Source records
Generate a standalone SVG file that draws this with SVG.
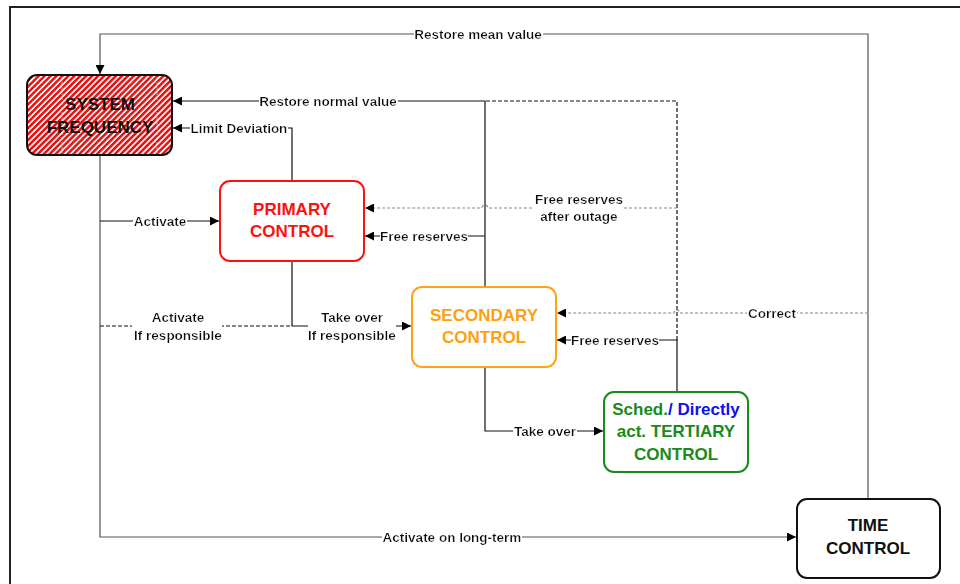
<svg xmlns="http://www.w3.org/2000/svg" width="960" height="584" viewBox="0 0 960 584">
  <style>
    .box { stroke-width: 2; fill: #fff; }
    .wire { fill: none; stroke: #111; stroke-width: 1.2; }
    .wire-soft { fill: none; stroke: #555; stroke-width: 1.2; }
    .dash { fill: none; stroke: #111; stroke-width: 1.2; stroke-dasharray: 4 2; }
    .dash-grey { fill: none; stroke: #888; stroke-width: 1.2; stroke-dasharray: 3 2; }
    .lbl { font-family: "Liberation Sans", Arial, Helvetica, sans-serif; font-size: 13.5px; font-weight: bold; fill: #111; text-anchor: middle; filter: url(#knockout); }
    .ttl { font-family: "Liberation Sans", Arial, Helvetica, sans-serif; font-size: 17px; font-weight: bold; text-anchor: middle; }
  </style>
  <defs>
    <!-- white plate behind connector labels so the wire is interrupted -->
    <filter id="knockout" x="0" y="0" width="1" height="1">
      <feFlood flood-color="#fff"/>
      <feComposite in="SourceGraphic" operator="over"/>
    </filter>
    <marker id="arrow" markerUnits="userSpaceOnUse" markerWidth="10" markerHeight="9" refX="9" refY="4.5" orient="auto">
      <path d="M0,0 L9,4.5 L0,9 z" fill="#000"/>
    </marker>
    <pattern id="hatch" width="4.2" height="4.2" patternUnits="userSpaceOnUse" patternTransform="rotate(45)">
      <rect width="4.2" height="4.2" fill="#fff"/>
      <rect width="2.5" height="4.2" fill="#ee1111"/>
    </pattern>
  </defs>

  <!-- page frame -->
  <g id="frame">
    <path d="M10,584 V7 H960" fill="none" stroke="#222" stroke-width="2"/>
  </g>

  <!-- connectors -->
  <g id="connectors">
    <!-- Restore mean value: time control back to system frequency -->
    <path class="wire-soft" d="M868,498 V34 H100 V74" marker-end="url(#arrow)"/>
    <!-- Restore normal value -->
    <path class="wire" d="M485,287 V101 H173" marker-end="url(#arrow)"/>
    <path class="dash" d="M677,340 V101 H485"/>
    <!-- tertiary feedback -->
    <path class="wire" d="M677,392 V340 H557" marker-end="url(#arrow)"/>
    <!-- Limit Deviation -->
    <path class="wire" d="M292,181 V128 H173" marker-end="url(#arrow)"/>
    <!-- Free reserves (secondary -> primary) -->
    <path class="wire" d="M485,236 H365" marker-end="url(#arrow)"/>
    <!-- Free reserves after outage -->
    <path class="dash-grey" d="M677,208 H488 A3,3 0 0 0 482,208 H365" marker-end="url(#arrow)"/>
    <!-- Correct -->
    <path class="dash-grey" d="M868,313 H680 A3,3 0 0 0 674,313 H557" marker-end="url(#arrow)"/>
    <!-- Activate / Activate on long-term -->
    <path class="wire-soft" d="M100,155 V537 H796" marker-end="url(#arrow)"/>
    <path class="wire" d="M100,221 H219" marker-end="url(#arrow)"/>
    <!-- Activate if responsible -->
    <path class="dash" d="M100,326 H292"/>
    <!-- Take over if responsible -->
    <path class="wire" d="M292,261 V326 H411" marker-end="url(#arrow)"/>
    <!-- Take over -->
    <path class="wire" d="M485,367 V431 H603" marker-end="url(#arrow)"/>

    <!-- label backgrounds for two-line labels -->
    <rect x="132" y="310" width="90" height="32" fill="#fff"/>
    <rect x="308" y="310" width="88" height="32" fill="#fff"/>
    <rect x="534" y="191" width="90" height="32" fill="#fff"/>

    <text class="lbl" x="478" y="39">Restore mean value</text>
    <text class="lbl" x="328" y="106">Restore normal value</text>
    <text class="lbl" x="239" y="133">Limit Deviation</text>
    <text class="lbl" x="160" y="226">Activate</text>
    <text class="lbl" x="424" y="241">Free reserves</text>
    <text class="lbl" x="579" y="204">Free reserves</text>
    <text class="lbl" x="579" y="221">after outage</text>
    <text class="lbl" x="178" y="322">Activate</text>
    <text class="lbl" x="178" y="340">If responsible</text>
    <text class="lbl" x="352" y="322">Take over</text>
    <text class="lbl" x="352" y="340">If responsible</text>
    <text class="lbl" x="772" y="318">Correct</text>
    <text class="lbl" x="615" y="345">Free reserves</text>
    <text class="lbl" x="545" y="436">Take over</text>
    <text class="lbl" x="452" y="542">Activate on long-term</text>
  </g>

  <!-- nodes -->
  <g id="system-frequency">
    <rect x="27" y="75" width="145" height="80" rx="10" fill="url(#hatch)" stroke="#111" stroke-width="2"/>
    <path d="M62,77 V153 M157,77 V153" stroke="#fff" stroke-opacity="0.5" stroke-width="1" stroke-dasharray="3 2"/>
    <text class="ttl" x="100" y="110" fill="#111">SYSTEM</text>
    <text class="ttl" x="100" y="133" fill="#111">FREQUENCY</text>
  </g>

  <g id="primary-control">
    <rect class="box" x="220" y="181" width="144" height="80" rx="10" stroke="#ff1010"/>
    <text class="ttl" x="292" y="215" fill="#ff1010">PRIMARY</text>
    <text class="ttl" x="292" y="237" fill="#ff1010">CONTROL</text>
  </g>

  <g id="secondary-control">
    <rect class="box" x="412" y="287" width="144" height="80" rx="10" stroke="#ffa21a"/>
    <text class="ttl" x="484" y="321" fill="#ff9f10">SECONDARY</text>
    <text class="ttl" x="484" y="343" fill="#ff9f10">CONTROL</text>
  </g>

  <g id="tertiary-control">
    <rect class="box" x="604" y="392" width="144" height="80" rx="10" stroke="#1a8a1a"/>
    <text class="ttl" x="676" y="415"><tspan fill="#1a8a1a">Sched.</tspan><tspan fill="#1010ee">/ Directly</tspan></text>
    <text class="ttl" x="676" y="437" fill="#1a8a1a">act. TERTIARY</text>
    <text class="ttl" x="676" y="460" fill="#1a8a1a">CONTROL</text>
  </g>

  <g id="time-control">
    <rect class="box" x="797" y="499" width="143" height="79" rx="10" stroke="#111"/>
    <text class="ttl" x="868" y="531" fill="#111">TIME</text>
    <text class="ttl" x="868" y="554" fill="#111">CONTROL</text>
  </g>
</svg>
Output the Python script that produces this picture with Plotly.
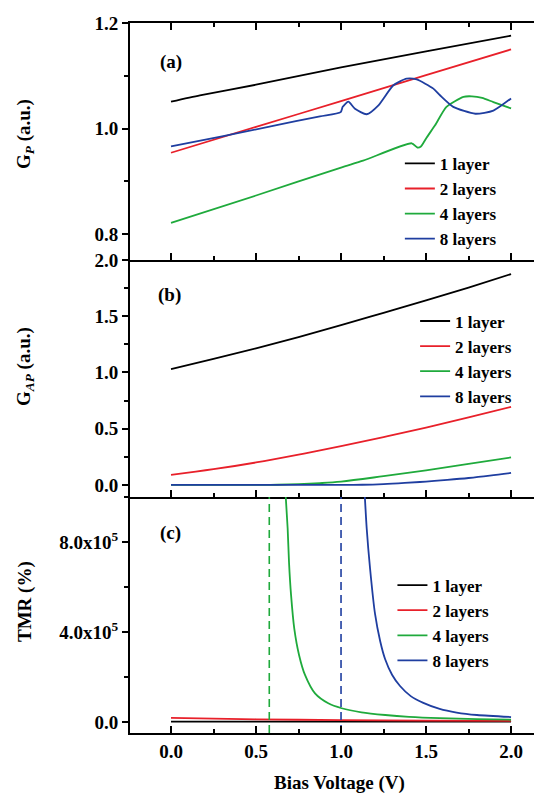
import plotly.graph_objects as go

# ---------------- data ----------------
names = ["1 layer", "2 layers", "4 layers", "8 layers"]
colors = ["#000000", "#e8202a", "#1faa3c", "#1f3ea0"]

# (a) G_P
v_gp_1 = [0.0, 0.17, 0.5, 1.0, 1.5, 2.0]
gp_1 = [1.051, 1.063, 1.083, 1.116, 1.146, 1.176]
v_gp_2 = [0.0, 0.5, 1.0, 1.5, 2.0]
gp_2 = [0.954, 1.003, 1.052, 1.101, 1.150]
v_gp_4 = [0.0, 0.5, 1.0, 1.13, 1.416, 1.449, 1.47, 1.504, 1.553, 1.62, 1.72, 1.77, 1.83, 1.896, 2.0]
gp_4 = [0.821, 0.873, 0.926, 0.939, 0.972, 0.964, 0.966, 0.983, 1.006, 1.041, 1.060, 1.061, 1.058, 1.050, 1.038]
v_gp_8 = [0.0, 0.3, 0.6, 0.876, 0.998, 1.01, 1.043, 1.082, 1.151, 1.22, 1.308, 1.386, 1.445,
          1.543, 1.582, 1.66, 1.79, 1.896, 2.0]
gp_8 = [0.966, 0.985, 1.005, 1.023, 1.031, 1.041, 1.051, 1.0375, 1.027, 1.044, 1.082, 1.0946, 1.093,
        1.0756, 1.063, 1.041, 1.028, 1.034, 1.057]

# (b) G_AP
v_gap = [0.0, 0.25, 0.5, 0.75, 1.0, 1.25, 1.5, 1.75, 2.0]
gap_1 = [1.03, 1.12, 1.215, 1.315, 1.42, 1.53, 1.64, 1.755, 1.875]
gap_2 = [0.09, 0.14, 0.20, 0.27, 0.345, 0.425, 0.51, 0.60, 0.695]
v_gap_4 = [0.0, 0.25, 0.5, 0.625, 0.75, 0.875, 1.0, 1.25, 1.5, 1.75, 2.0]
gap_4 = [0.0, 0.0, 0.0, 0.002, 0.007, 0.016, 0.03, 0.078, 0.13, 0.187, 0.245]
v_gap_8 = [0.0, 0.25, 0.5, 0.75, 1.0, 1.125, 1.25, 1.375, 1.5, 1.625, 1.75, 1.875, 2.0]
gap_8 = [0.0, 0.0, 0.0, 0.0, 0.0, 0.002, 0.008, 0.018, 0.03, 0.045, 0.062, 0.083, 0.107]

# (c) TMR (%)
v_tmr_1 = [0.0, 0.5, 1.0, 1.5, 2.0]
tmr_1 = [2000, 2000, 2000, 2000, 2000]
v_tmr_2 = [0.0, 0.5, 1.0, 1.5, 2.0]
tmr_2 = [18000, 12000, 8000, 6000, 5000]
v_tmr_4 = [0.667, 0.686, 0.694, 0.706, 0.725, 0.753, 0.788, 0.847, 0.925, 1.004, 1.12, 1.26,
           1.4, 1.58, 1.8, 2.0]
tmr_4 = [1.1e6, 8.6e5, 7.1e5, 5.65e5, 4.15e5, 2.98e5, 2.09e5, 1.27e5, 0.83e5, 0.61e5, 0.43e5, 0.31e5,
         0.23e5, 0.17e5, 0.13e5, 0.10e5]
v_tmr_8 = [1.133, 1.151, 1.171, 1.2, 1.23, 1.259, 1.3, 1.347, 1.41, 1.484, 1.58, 1.68, 1.8, 2.0]
tmr_8 = [1.1e6, 8.6e5, 6.8e5, 4.8e5, 3.6e5, 2.8e5, 2.1e5, 1.6e5, 1.15e5, 0.85e5, 0.58e5, 0.42e5,
         0.31e5, 0.22e5]

# divergence voltages (dashed lines in panel c)
v_div_4 = 0.578
v_div_8 = 1.0

x_ticks = [0.0, 0.5, 1.0, 1.5, 2.0]
x_ticktext = ["0.0", "0.5", "1.0", "1.5", "2.0"]
gp_ticks = [0.8, 1.0, 1.2]
gp_ticktext = ["0.8", "1.0", "1.2"]
gap_ticks = [0.0, 0.5, 1.0, 1.5, 2.0]
gap_ticktext = ["0.0", "0.5", "1.0", "1.5", "2.0"]
tmr_ticks = [0, 4e5, 8e5]
tmr_ticktext = ["0.0", "4.0x10<sup>5</sup>", "8.0x10<sup>5</sup>"]

# ---------------- figure ----------------
FONT = "Liberation Serif"
fig = go.Figure()

panels = [
    ("x", "y", "legend", [(v_gp_1, gp_1), (v_gp_2, gp_2), (v_gp_4, gp_4), (v_gp_8, gp_8)], 0.6),
    ("x2", "y2", "legend2", [(v_gap, gap_1), (v_gap, gap_2), (v_gap_4, gap_4), (v_gap_8, gap_8)], 1.0),
    ("x3", "y3", "legend3", [(v_tmr_1, tmr_1), (v_tmr_2, tmr_2), (v_tmr_4, tmr_4), (v_tmr_8, tmr_8)], 0.7),
]
for xa, ya, lg, series, sm in panels:
    for name, col, (xs, ys) in zip(names, colors, series):
        fig.add_trace(go.Scatter(
            x=xs, y=ys, mode="lines", name=name, legend=lg,
            line=dict(color=col, width=1.8, shape="spline", smoothing=sm),
            xaxis=xa, yaxis=ya))

tmr_range = [-4.9e4, 1.0e6]
for vd, col in [(v_div_4, colors[2]), (v_div_8, colors[3])]:
    fig.add_trace(go.Scatter(
        x=[vd, vd], y=tmr_range, mode="lines", showlegend=False,
        line=dict(color=col, width=1.6, dash="8px,5px"),
        xaxis="x3", yaxis="y3"))

tickfont = dict(family=FONT, size=19, color="black", weight="bold")
xrange_ = [-0.2412, 2.182]

def xaxis(domain_anchor, show_labels, mirror):
    return dict(
        range=xrange_, anchor=domain_anchor, domain=[0, 1],
        tickvals=x_ticks, ticktext=x_ticktext, showticklabels=show_labels,
        ticks="inside", ticklen=7, tickwidth=2, tickcolor="black",
        minor=dict(dtick=0.25, tick0=0, ticks="inside", ticklen=4, tickwidth=2, tickcolor="black"),
        showline=True, linewidth=2, linecolor="black", mirror=mirror,
        showgrid=False, zeroline=False, tickfont=tickfont,
    )

def yaxis(domain, rng, tv, tt, minor_dtick, minor_tick0, anchor):
    return dict(
        domain=domain, range=rng, anchor=anchor,
        tickvals=tv, ticktext=tt,
        ticks="outside", ticklen=6, tickwidth=2, tickcolor="black",
        minor=dict(dtick=minor_dtick, tick0=minor_tick0, ticks="outside", ticklen=4,
                   tickwidth=2, tickcolor="black"),
        showline=True, linewidth=2, linecolor="black", mirror=False,
        showgrid=False, zeroline=False, tickfont=tickfont,
    )

dom_a = [0.6662, 1.0]
dom_b = [0.3324, 0.6662]
dom_c = [0.0, 0.3324]

legfont = dict(family=FONT, size=17, color="black", weight="bold")
def leg(x, y):
    return dict(x=x, y=y, xanchor="left", yanchor="top", bgcolor="rgba(0,0,0,0)",
                font=legfont, itemwidth=30, tracegroupgap=0)

# the page body has an 8px margin, so the figure is 8px smaller than the window
fig.update_layout(
    width=534, height=786,
    margin=dict(l=122, r=0, t=15, b=61),
    paper_bgcolor="white", plot_bgcolor="white",
    font=dict(family=FONT, color="black"),
    xaxis=xaxis("y", False, "ticks"),
    xaxis2=xaxis("y2", False, False),
    xaxis3=xaxis("y3", True, False),
    yaxis=yaxis(dom_a, [0.7507, 1.2], gp_ticks, gp_ticktext, 0.1, 0.8, "x"),
    yaxis2=yaxis(dom_b, [-0.107, 2.0], gap_ticks, gap_ticktext, 0.25, 0, "x2"),
    yaxis3=yaxis(dom_c, tmr_range, tmr_ticks, tmr_ticktext, 2e5, 0, "x3"),
    legend=leg(0.655, 0.827),
    legend2=leg(0.692, 0.605),
    legend3=leg(0.637, 0.233),
    showlegend=True,
)

annfont = dict(family=FONT, size=19, color="black", weight="bold")
anns = [
    dict(text="(a)", x=0.0995, y=0.945),
    dict(text="(b)", x=0.097, y=0.617),
    dict(text="(c)", x=0.0995, y=0.2817),
]
for a in anns:
    fig.add_annotation(xref="paper", yref="paper", xanchor="center", yanchor="middle",
                       showarrow=False, font=annfont, **a)

titles = [
    ("G<sub><i>P</i></sub> (a.u.)", 0.8437),
    ("G<sub><i>AP</i></sub> (a.u.)", 0.5169),
    ("TMR (%)", 0.1859),
]
for t, yy in titles:
    fig.add_annotation(xref="paper", yref="paper", x=-0.2549, y=yy, text=t, textangle=-90,
                       xanchor="center", yanchor="middle", showarrow=False, font=annfont)

fig.add_annotation(xref="paper", yref="paper", x=0.5097, y=-0.0704, text="Bias Voltage (V)",
                   xanchor="center", yanchor="middle", showarrow=False, font=annfont)

fig.write_html("out.html")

STATED PROBLEM:
Using the entries above, transcribe every line from the line containing "Output the Python" through the line containing "import plotly.graph_objects as go". Do not copy pictures.

PROBLEM SOLUTION:
Output the Python script that produces this picture with Plotly.
import plotly.graph_objects as go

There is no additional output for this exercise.